Its largest influence on the medium is apparent almost immediately when Ricky Nelson’s “Fools Rush In” plays over shots of a biker fixing up his motorcycle. The constant use of pop music throughout the short is probably what it’s best known for, and the blueprint for using pop music to set a mood or get us into a character’s headspace can be seen in work by a wide variety of artists, from Martin Scorsese to James Gunn. The music isn’t used as mere window dressing as it is in many modern films and television shows. It adds energy to “Scorpio Rising,” from the opening images where the pacing is more pulled back — the imagery is not nearly as provocative as it will become, the shots are held longer, and the camera movement is slower — to the hectic, fatal finale set to The Safaris’ “Wipe Out.” But more than that, the film wants to use pop music to create a dissonance between what you hear and see.
The often upbeat music is constantly at odds with the images on screen. One sequence shows a young man, part of the group of bikers, grabbed by the others and stripped down before being covered in mustard. It appears this may be all in good fun — the young man is smiling during the ordeal with nothing violent happening to him. But the song that plays on the soundtrack is Kris Jensen’s “Torture.” Are we meant to take this as an implication that the young boy is being tortured, that something more sinister is happening?
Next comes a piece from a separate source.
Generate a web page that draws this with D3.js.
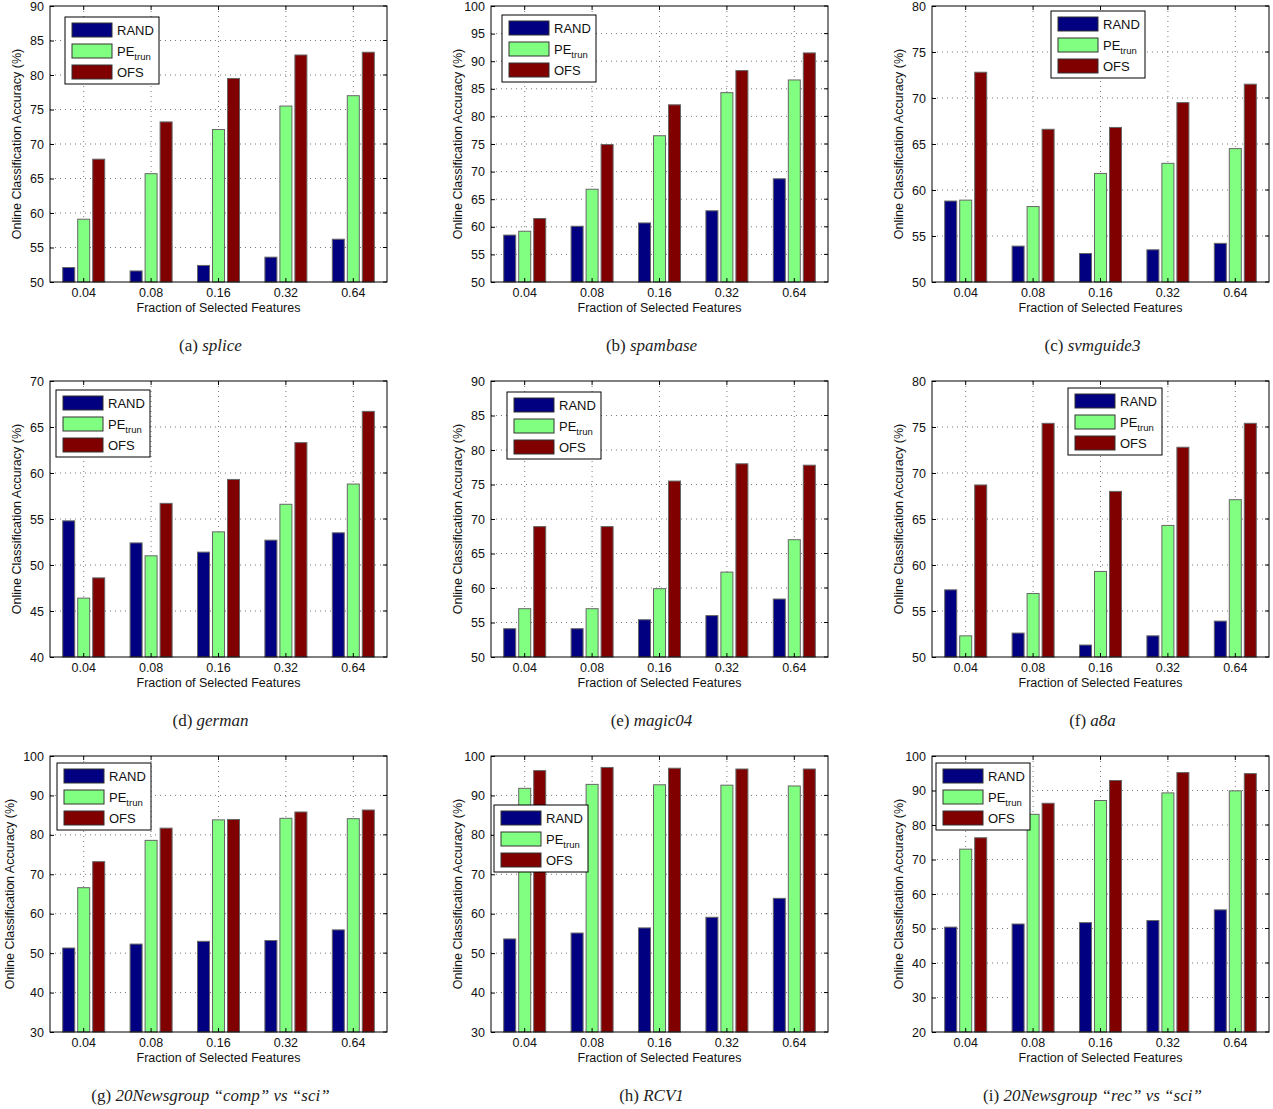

Or should we pay closer attention to the lyrics, which indicate the torture stems from being unable to love the person Jensen is singing to and act as the voice of these bikers whose homosexuality was only just becoming decriminalized in some parts of the country at the time of the film’s release? This ambiguity is part of the film’s power. It can mean many things to many people, and the more times it’s seen, the more interpretations it brings. The barrage of images and sounds comes so fast that the answers aren’t going to come right away. It demands repeat viewing, each successive watch making it a richer text.
Perhaps the film’s most terrifying and moving passage is accompanied by Little Peggy March’s “I Will Follow Him,” which splices together clips of one of the bikers standing above the rest as if he were a priest, Nazi iconography, and Jesus Christ. As the soundtrack blares “I love him!” and “Where he goes, I’ll follow,” Anger draws parallels between the cultlike worship of larger-than-life figures by people who are often lost and oppressed. Despite Jesus representing pure good and Adolf Hitler representing pure evil, the unwavering sense of devotion groups can feel towards any individual or ideology can only lead to death and destruction, just as it does for the bikers by the film’s end. Anger is also no doubt commenting on the persecution of LGBT+ people by Christian institutions, especially during that era in the United States. By intercutting images of Jesus with those of Nazis, Anger shows that we should not look at persecution differently based on who it's coming from or who is being targeted.
Today, “Scorpio Rising” is not just one of the greatest achievements of 1960s American avant-garde cinema. It remains one of the best films ever made. It's a transgressive work of art that is still provocative even after 60 years. Its influence is so far-reaching now that some artists unknowingly use techniques pioneered in this short. It perfectly represents the heights film as a medium can reach — a provocative deconstruction of space and time that creates a moving dissonance between the viewer’s visual and auditory senses.